Marketplace’s Alisa Roth explains.
ALISA ROTH: First of all, let’s review exactly what Fannie Mae and Freddie Mac do. When you take out a mortgage, chances are the bank or savings and loan, or mortgage company turns around and sells that mortgage to Fannie Mae or Freddie Mac. They, in turn . . .
Chris Mayer: . . . Will securitize that mortgage by selling portfolios of the mortgage to investors.
Chris Mayer studies real estate at Columbia’s business school.
Fannie and Freddie promise to pay those investors if anybody defaults on the mortgage.
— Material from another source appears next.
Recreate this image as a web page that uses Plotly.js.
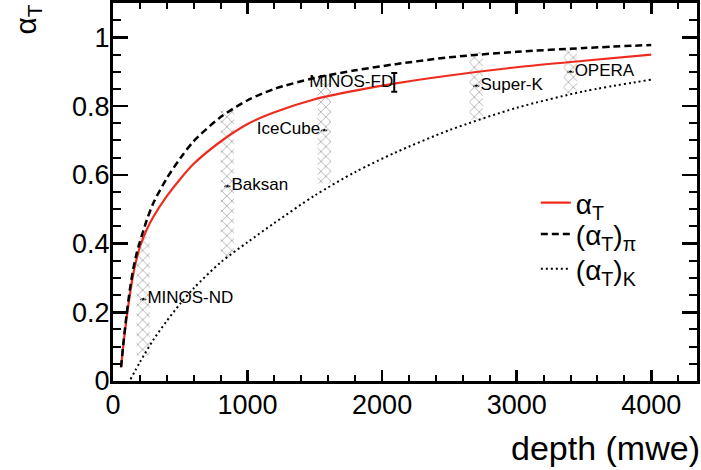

What makes them different is that the government oversees their operations and lets Fannie and Freddie get away with having smaller reserves than other institions. Perhaps more important, though, is the understanding that if either got into trouble, the Feds would bail them out.
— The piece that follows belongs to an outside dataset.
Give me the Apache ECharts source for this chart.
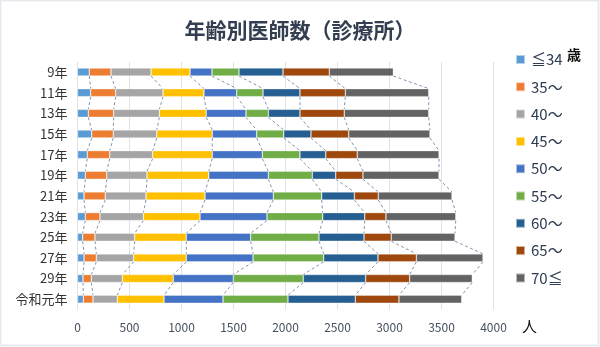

Mayer: As a result of what is referred to as an implicit guarantee, people are willing to lend to them at very cheap rates.
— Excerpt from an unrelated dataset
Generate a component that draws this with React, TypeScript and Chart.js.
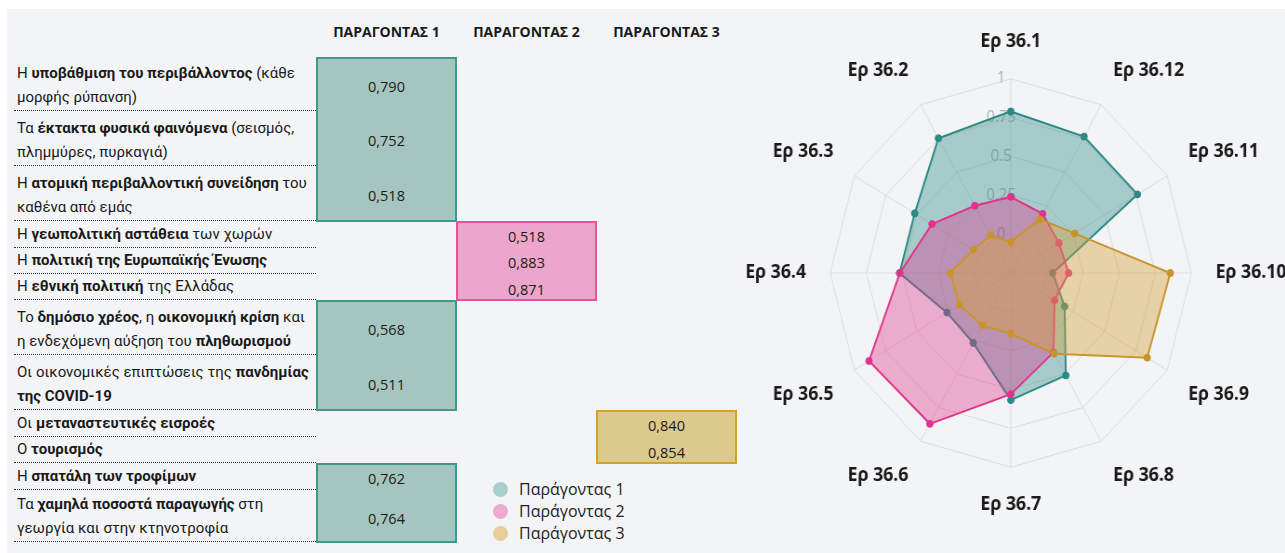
import React, { useEffect, useRef } from 'react';
import { Chart, registerables } from 'chart.js';

Chart.register(...registerables);

// ---- Radar data ----
const axisLabels = ['Ερ 36.1', 'Ερ 36.12', 'Ερ 36.11', 'Ερ 36.10', 'Ερ 36.9', 'Ερ 36.8', 'Ερ 36.7', 'Ερ 36.6', 'Ερ 36.5', 'Ερ 36.4', 'Ερ 36.3', 'Ερ 36.2'];
const factor1Values = [0.79, 0.764, 0.762, 0.04, 0.18, 0.511, 0.568, 0.27, 0.26, 0.52, 0.518, 0.752];
const factor2Values = [0.24, 0.19, 0.135, 0.15, 0.1, 0.34, 0.53, 0.871, 0.883, 0.518, 0.38, 0.25];
const factor3Values = [-0.05, 0.15, 0.26, 0.854, 0.84, 0.35, 0.14, 0.14, 0.16, 0.17, 0.05, 0.03];
const scaleMin = -0.25;
const scaleMax = 1;
const scaleStep = 0.25;
const seriesNames = ['Παράγοντας 1', 'Παράγοντας 2', 'Παράγοντας 3'];

// ---- Table data ----
const columnHeaders = ['ΠΑΡΑΓΟΝΤΑΣ 1', 'ΠΑΡΑΓΟΝΤΑΣ 2', 'ΠΑΡΑΓΟΝΤΑΣ 3'];
type Seg = [string, boolean];
const itemLines: Seg[][][] = [
  [[['Η ', false], ['υποβάθμιση του περιβάλλοντος', true], [' (κάθε', false]], [['μορφής ρύπανση)', false]]],
  [[['Τα ', false], ['έκτακτα φυσικά φαινόμενα', true], [' (σεισμός,', false]], [['πλημμύρες, πυρκαγιά)', false]]],
  [[['Η ', false], ['ατομική περιβαλλοντική συνείδηση', true], [' του', false]], [['καθένα από εμάς', false]]],
  [[['Η ', false], ['γεωπολιτική αστάθεια', true], [' των χωρών', false]]],
  [[['Η ', false], ['πολιτική της Ευρωπαϊκής Ένωσης', true]]],
  [[['Η ', false], ['εθνική πολιτική', true], [' της Ελλάδας', false]]],
  [[['Το ', false], ['δημόσιο χρέος', true], [', η ', false], ['οικονομική κρίση', true], [' και', false]], [['η ενδεχόμενη αύξηση του ', false], ['πληθωρισμού', true]]],
  [[['Οι οικονομικές επιπτώσεις της ', false], ['πανδημίας', true]], [['της COVID-19', true]]],
  [[['Οι ', false], ['μεταναστευτικές εισροές', true]]],
  [[['Ο ', false], ['τουρισμός', true]]],
  [[['Η ', false], ['σπατάλη των τροφίμων', true]]],
  [[['Τα ', false], ['χαμηλά ποσοστά παραγωγής', true], [' στη', false]], [['γεωργία και στην κτηνοτροφία', false]]],
];
const itemFactor = [0, 0, 0, 1, 1, 1, 0, 0, 2, 2, 0, 0];
const itemLoading = [0.79, 0.752, 0.518, 0.518, 0.883, 0.871, 0.568, 0.511, 0.84, 0.854, 0.762, 0.764];

// ---- styling ----
const lineColors = ['#2b8a84', '#e0348c', '#c8952c'];
const fillColors = ['rgba(43,138,132,0.38)', 'rgba(224,52,140,0.38)', 'rgba(214,160,56,0.42)'];
const legendDot = ['#a9cfcc', '#eeaacd', '#e7cd9c'];
const boxFill = ['#a5c6c0', '#eda6cb', '#dcc98c'];
const boxBorder = ['#3b9a89', '#e9539a', '#d4a22a'];

const rowTops = [57, 111, 166, 221, 247.5, 274, 300, 355, 410, 437, 463, 490, 542];
const FONT = "'Open Sans', 'Noto Sans', sans-serif";
const TFONT = "Roboto, 'Noto Sans', sans-serif";

const CW = 720;
const CH = 486;
const SX = 0.93;

function fmt(v: number) {
  return v.toFixed(3).replace('.', ',');
}

function RadarChart() {
  const ref = useRef<HTMLCanvasElement | null>(null);
  useEffect(() => {
    if (!ref.current) return;
    const series = [factor1Values, factor2Values, factor3Values];
    const chart = new Chart(ref.current, {
      type: 'radar',
      data: {
        labels: axisLabels,
        datasets: series.map((vals, i) => ({
          label: seriesNames[i],
          data: vals,
          borderColor: lineColors[i],
          backgroundColor: fillColors[i],
          pointBackgroundColor: lineColors[i],
          pointBorderColor: lineColors[i],
          pointRadius: 3.5,
          pointBorderWidth: 1,
          borderWidth: 2,
          fill: 'start',
          order: 3 - i,
        })),
      },
      options: {
        responsive: false,
        maintainAspectRatio: false,
        animation: false,
        plugins: { legend: { display: false }, tooltip: { enabled: false } },
        elements: { line: { tension: 0 } },
        scales: {
          r: {
            min: scaleMin,
            max: scaleMax,
            ticks: {
              stepSize: scaleStep,
              color: '#b0b0b0',
              font: { size: 16, family: FONT },
              showLabelBackdrop: false,
              backdropPadding: 2,
              callback: (v: any) => (Number(v) < 0 ? '' : String(v) + '     '),
            },
            grid: { color: '#dcdcdc', lineWidth: 1, circular: false },
            angleLines: { color: '#dcdcdc', lineWidth: 1 },
            pointLabels: {
              color: '#1a1a1a',
              font: { size: 19, weight: 'bold', family: FONT },
              padding: 16,
            },
          },
        },
      } as any,
    });
    return () => chart.destroy();
  }, []);
  return (
    <div
      style={{
        position: 'absolute',
        left: 1011 - (SX * CW) / 2,
        top: 30,
        width: CW,
        height: CH,
        transform: `scaleX(${SX})`,
        transformOrigin: '0 0',
      }}
    >
      <canvas ref={ref} width={CW} height={CH} style={{ width: CW, height: CH, display: 'block' }} />
    </div>
  );
}

export default function App() {
  const boxes: { f: number; start: number; end: number }[] = [];
  itemFactor.forEach((f, i) => {
    const last = boxes[boxes.length - 1];
    if (last && last.f === f && last.end === i - 1) last.end = i;
    else boxes.push({ f, start: i, end: i });
  });
  const colLeft = (f: number) => 316 + f * 140;

  return (
    <div
      style={{
        position: 'fixed',
        left: 0,
        top: 0,
        width: 1285,
        height: 553,
        background: '#ffffff',
        overflow: 'hidden',
        fontFamily: FONT,
        color: '#1a1a1a',
      }}
    >
      <div style={{ position: 'absolute', left: 7, top: 9, right: 0, bottom: 0, background: '#f3f4f6' }} />

      {columnHeaders.map((h, i) => (
        <div
          key={h}
          style={{
            position: 'absolute',
            left: colLeft(i),
            width: 141,
            top: 21,
            height: 22,
            lineHeight: '22px',
            textAlign: 'center',
            fontWeight: 700,
            fontSize: 14,
            whiteSpace: 'nowrap',
          }}
        >
          {h}
        </div>
      ))}

      {itemLines.map((lines, i) => {
        const top = rowTops[i];
        const h = rowTops[i + 1] - top;
        return (
          <div
            key={i}
            style={{
              position: 'absolute',
              left: 14,
              width: 302,
              top,
              height: h,
              boxSizing: 'border-box',
              borderBottom: '1px dotted #333',
              display: 'flex',
              flexDirection: 'column',
              justifyContent: 'flex-end',
              paddingLeft: 3,
              paddingBottom: 1,
              fontSize: 15,
              fontFamily: TFONT,
            }}
          >
            {lines.map((segs, j) => (
              <div key={j} style={{ height: 24, lineHeight: '24px', whiteSpace: 'nowrap' }}>
                {segs.map(([t, b], k) => (
                  <span key={k} style={{ fontWeight: b ? 700 : 400 }}>
                    {t}
                  </span>
                ))}
              </div>
            ))}
          </div>
        );
      })}

      {boxes.map((b, i) => (
        <div
          key={i}
          style={{
            position: 'absolute',
            left: colLeft(b.f),
            width: 141,
            top: rowTops[b.start],
            height: rowTops[b.end + 1] - rowTops[b.start] + 1,
            boxSizing: 'border-box',
            background: boxFill[b.f],
            border: `2px solid ${boxBorder[b.f]}`,
          }}
        />
      ))}

      {itemLoading.map((v, i) => (
        <div
          key={i}
          style={{
            position: 'absolute',
            left: colLeft(itemFactor[i]),
            width: 141,
            top: rowTops[i] + 2,
            height: rowTops[i + 1] - rowTops[i],
            display: 'flex',
            alignItems: 'center',
            justifyContent: 'center',
            fontSize: 14.5,
          }}
        >
          {fmt(v)}
        </div>
      ))}

      {seriesNames.map((n, i) => (
        <div
          key={n}
          style={{
            position: 'absolute',
            left: 493,
            top: 478 + i * 22,
            height: 22,
            display: 'flex',
            alignItems: 'center',
            fontSize: 16,
            whiteSpace: 'nowrap',
            color: '#222',
          }}
        >
          <span
            style={{
              display: 'inline-block',
              width: 15,
              height: 15,
              borderRadius: '50%',
              background: legendDot[i],
              marginRight: 11,
            }}
          />
          {n}
        </div>
      ))}

      <RadarChart />
    </div>
  );
}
But that implicit guarantee is what’s making people nervous about Fannie Mae’s losses.
Nobody’s expecting Fannie Mae’s imminent demise. Still, if it ends up needing a bailout, it would cost taxpayers a lot of money, and potentially have really dire consequences for the housing market.
MAYER: For the moment, Fannie Mae and Freddie Mac are the major lenders left in this game. And if they were to have problems that forced them to cut back on mortgage lending, there would almost literally be no one left to go to, to get a mortgage.
But some say those kinds of predictions mean we’re getting ahead of ourselves. John Quigley is an economist at the University of California, Berkeley:
John Quigley: The specific Fannie Mae loss is small potatoes in the general course of things in the economy, but it indicates the enormous instability in the housing market.
So is today’s news no big deal?
Quigley: It’s more worrisome because there’s potentially more federal resources on the hook, but it’s not a calamity in and of itself.
Fannie Mae, meanwhile, says it’s going to start raising more capital — $6 billion it says — by selling more shares. It’s also warning that it expects losses from mortgage defaults to be even worse next year.
In New York, I’m Alisa Roth for Marketplace.